I saw him live in the play (a more senior reporter for this magazine wrote a review but didn’t mention him) and thanks to National Theatre at Home, I’ve just watched Conaghan do the Aeneas speech. Talk about Hamlet’s cautions against sawing the air! At one point Conaghan (who used an actor laddie declamatory style throughout) appeared to be winding up for a golf shot. Unlike Cumberbatch who was naturalistic and staggering overall, Conaghan never took flight.
And he remained earthbound for me at the Finborough in a play which does occasionally explore Patrick Magee’s mind in an interesting way. There is some great music ranging from “The Jam” to a gospel arrangement of “Oh, Happy Day” played by Conaghan on guitar. Some of the gags are decent; I chuckled at the prospect of Barack and Michelle Obama squabbling over choice of boxed set, with the president wanting an episode of The Wire and the first lady holding out for Downton. And there are moving references to other writers who have searched for their fathers in literature, the most obvious being Frank McGuinness. And Conaghan might have had Brian Friel’s Translations in mind with his quip: “If there’s one sure thing about the Brits in Ireland, it’s that they’ll always fuck it up!”

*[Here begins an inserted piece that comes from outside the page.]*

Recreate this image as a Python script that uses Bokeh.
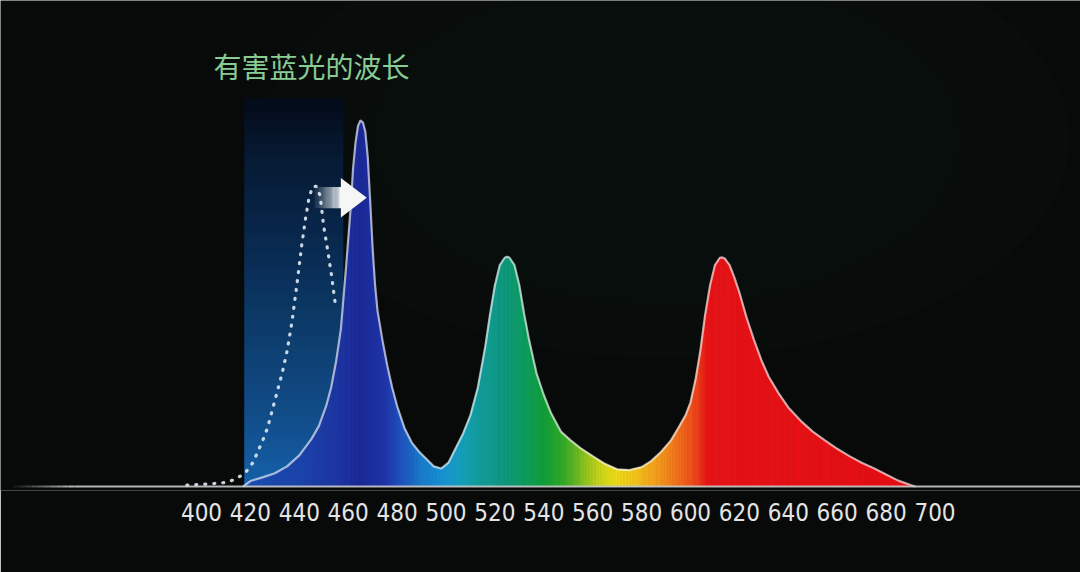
import numpy as np
from bokeh.plotting import figure
from bokeh.models import FixedTicker
from bokeh.embed import file_html
from bokeh.resources import INLINE
from bokeh.core.properties import value

# ---------------- data ----------------
TITLE = "有害蓝光的波长"
TICKS = [400, 420, 440, 460, 480, 500, 520, 540, 560, 580, 600, 620, 640, 660, 680, 700]

# LED spectrum: wavelength (nm) and relative intensity (blue peak = 100)
LED_NM = [417, 420, 425, 430, 435, 440, 445, 448, 451, 453, 455, 457, 459, 461, 462, 463, 464,
          465, 466, 467, 468, 469, 470, 471, 472, 474, 476, 478, 480, 483, 486, 489, 492, 495,
          498, 501, 504, 507, 510, 513, 516, 518, 520, 522, 524, 525, 526, 528, 530, 532, 534,
          537, 540, 543, 547, 551, 555, 560, 565, 570, 575, 580, 584, 588, 592, 595, 598, 600,
          602, 604, 606, 608, 610, 612, 613, 614, 616, 618, 620, 623, 626, 629, 632, 636, 640,
          645, 650, 655, 660, 665, 670, 675, 680, 685, 690, 692]
LED_VAL = [0, 1.5, 2.5, 3.6, 5.5, 8.5, 13, 16.5, 22, 27, 34, 43, 59, 76, 87, 94, 98.5,
           100, 99.5, 97, 90, 78, 65, 55, 48, 40, 33, 27, 22, 16, 12, 9.5, 7.5, 5.5,
           4.9, 6.5, 10.5, 14.5, 19.5, 27, 38, 47, 55, 60.5, 62.5, 62.8, 62.5, 60.5, 55, 47, 40,
           31, 25, 20, 15, 12.6, 10.5, 8.3, 6.2, 4.7, 4.5, 5.3, 7, 9.5, 12.6, 16, 19.5, 23,
           29, 37, 47, 55, 60.5, 62.5, 62.6, 62.3, 60.5, 57, 53, 46, 40, 34.5, 30, 25.5, 21.6,
           18, 15, 12.6, 10.3, 8.3, 6.5, 5, 3.3, 1.6, 0.4, 0]

# Harmful blue light curve (dotted)
HAZ_NM = [394, 400, 405, 410, 414, 418, 421, 423, 425, 427, 429, 431, 433, 435, 437, 439,
          441, 442.5, 444, 445.5, 447, 448.5, 450, 451.5, 453, 455]
HAZ_VAL = [0.4, 0.6, 0.8, 1.1, 2, 3.8, 6.5, 9.5, 12.5, 16, 21, 26, 31, 37, 45, 55,
           66, 73, 79, 82, 82, 79.5, 71, 65, 58.5, 48.5]

# Harmful blue band
HAZ_BAND = [417.5, 458]
HAZ_BAND_TOP = 106

# ---------------- styling ----------------
BG = "#080a0a"
SPEC_STOP_NM = [410, 440, 455, 465, 475, 482, 490, 498, 505, 512, 522, 532, 540, 548, 555,
                562, 570, 578, 588, 597, 603, 607, 700]
SPEC_STOP_COL = ["#1d4fae", "#1c44aa", "#1e36a2", "#1c2a9a", "#1f36aa", "#1f55c0", "#1a7ccc",
                 "#1892d6", "#17a0c4", "#13a0a4", "#109a86", "#0f9c62", "#12a03c", "#32aa28",
                 "#78bc22", "#c4d41c", "#f0dc18", "#f4c21c", "#f4961c", "#f2661c", "#ee401a",
                 "#e81418", "#e60f14"]
BAND_STOP_V = [0, 20, 45, 70, 90, 106]
BAND_STOP_COL = ["#1560aa", "#114c88", "#0c3a68", "#08264a", "#061a33", "#040a18"]


def hex2rgb(h):
    h = h.lstrip("#")
    return [int(h[i:i + 2], 16) for i in (0, 2, 4)]


def interp_color(v, stops, cols):
    rgb = np.array([hex2rgb(c) for c in cols], dtype=float)
    r = [np.interp(v, stops, rgb[:, k]) for k in range(3)]
    return "#%02x%02x%02x" % tuple(int(round(c)) for c in r)


# ---------------- figure / scales ----------------
W, H = 1080, 572
PX_PER_NM = 2.445
X0 = 400 - 201 / PX_PER_NM
X1 = X0 + W / PX_PER_NM
FRAME_H = 490
PX_PER_UNIT = 3.66
Y0 = -(FRAME_H - 486) / PX_PER_UNIT
Y1 = Y0 + FRAME_H / PX_PER_UNIT

p = figure(width=W, height=H, x_range=(X0, X1), y_range=(Y0, Y1),
           output_backend="svg", toolbar_location=None, y_axis_location=None,
           min_border_left=0, min_border_right=0, min_border_top=0, min_border_bottom=H - FRAME_H)
p.background_fill_color = BG
p.border_fill_color = BG
p.outline_line_color = None
p.grid.visible = False

# faint greenish glow in background
for w, h, a in [(330, 120, 0.05), (240, 90, 0.05), (150, 60, 0.04)]:
    p.ellipse(x=[590], y=[95], width=[w], height=[h], fill_color="#1d3a30",
              fill_alpha=a, line_color=None)

# harmful band rectangle with vertical gradient
n_strip = 90
edges = np.linspace(0, HAZ_BAND_TOP, n_strip + 1)
band_cols = [interp_color((edges[i] + edges[i + 1]) / 2, BAND_STOP_V, BAND_STOP_COL)
             for i in range(n_strip)]
tops = np.minimum(edges[1:] + 0.4, HAZ_BAND_TOP)
p.quad(left=HAZ_BAND[0], right=HAZ_BAND[1], bottom=edges[:-1], top=tops,
       fill_color=band_cols, line_color=None)

# spectrum fill, coloured by wavelength
xs, ys, cols = [], [], []
for i in range(len(LED_NM) - 1):
    x0, x1 = LED_NM[i], LED_NM[i + 1]
    y0, y1 = LED_VAL[i], LED_VAL[i + 1]
    n = max(1, int(np.ceil((x1 - x0) / 0.7)))
    for k in range(n):
        a, b = k / n, (k + 1) / n
        xa, xb = x0 + (x1 - x0) * a, x0 + (x1 - x0) * b
        ya, yb = y0 + (y1 - y0) * a, y0 + (y1 - y0) * b
        xs.append([xa, xb, xb, xa])
        ys.append([0, 0, yb, ya])
        cols.append(interp_color((xa + xb) / 2, SPEC_STOP_NM, SPEC_STOP_COL))
p.patches(xs, ys, fill_color=cols, line_color=cols, line_width=0.7)

# spectrum outline
p.line(LED_NM, LED_VAL, line_color="#ffffff", line_alpha=0.62, line_width=2.2)

# baseline (fading in at the left)
x_start = X0 + 13 / PX_PER_NM
fade_x = np.linspace(x_start, x_start + 25, 11)
p.segment(x0=fade_x[:-1], y0=0, x1=fade_x[1:], y1=0, line_color="#c8c8c8",
          line_alpha=list(np.linspace(0.1, 0.9, 10)), line_width=2.2)
p.line([fade_x[-1], X1], [0, 0], line_color="#c8c8c8", line_alpha=0.9, line_width=2.2)

# dotted harmful-blue curve
p.line(HAZ_NM, HAZ_VAL, line_color="#dfe8f2", line_alpha=0.9, line_width=3.2,
       line_dash="1 8", line_cap="round")

# arrow from harmful peak to LED blue peak
haz_peak = HAZ_NM[int(np.argmax(HAZ_VAL))] + 0.75
led_peak = LED_NM[int(np.argmax(LED_VAL))]
tip = led_peak + 2.6
head_base = tip - 10.6
ay, half_shaft, half_head = 78.9, 2.9, 5.4
n_sh = 30
sx = np.linspace(haz_peak, head_base, n_sh + 1)
sh_alpha = [0.08 + 0.92 * ((k + 0.5) / n_sh) ** 1.4 for k in range(n_sh)]
p.quad(left=sx[:-1], right=sx[1:] + 0.05, bottom=ay - half_shaft, top=ay + half_shaft,
       fill_color="#ffffff", fill_alpha=sh_alpha, line_color=None)
p.patch([head_base, tip, head_base], [ay + half_head, ay, ay - half_head],
        fill_color="#f6f6f6", line_color=None)

# title
p.text(x=[404.9], y=[115.0], text=[TITLE], text_font=value("Noto Sans CJK SC"),
       text_font_size="28px", text_color="#88cc94", text_baseline="middle", text_align="left")

# x axis: tick labels only
ax = p.xaxis[0]
ax.ticker = FixedTicker(ticks=TICKS)
ax.axis_line_color = None
ax.major_tick_line_color = None
ax.minor_tick_line_color = None
ax.major_tick_out = 0
ax.major_label_standoff = 12
ax.major_label_text_font = "DejaVu Sans Condensed"
ax.major_label_text_font_size = "24px"
ax.major_label_text_color = "#e4e4e4"

open("out.html", "w").write(file_html(p, INLINE))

The play is bookended (unaccountably) by the Laurel and Hardy version of “The Trail of the Lonesome Pine”. There is video footage of Conaghan taking part in a New Year’s Day swim off the coast of Donegal which certainly works as a treatment of ablution after illness and frustrations. Conaghan and O’Kane show great judgement in compiling a list of innocent victims of atrocities during the Troubles from an Asian shopkeeper in Canary Wharf to a pair of brothers in Warrington and two Australian backpackers. And the piece is topical in the light of limitations as to prosecution and investigation as laid out in Boris Johnson’s Northern Ireland Legacy Act (2024).
But there is no structure to this, and it’s generally poor fayre. There is a strong temptation to pepper my review with sarcasm-laden quotations from Hamlet. They would come trippingly on the tongue, and it would be possible to be withering. Perhaps it’s best to simply say that I left the Finborough disappointed and feeling that publicity had overhyped the stature, quality, and scope of the play.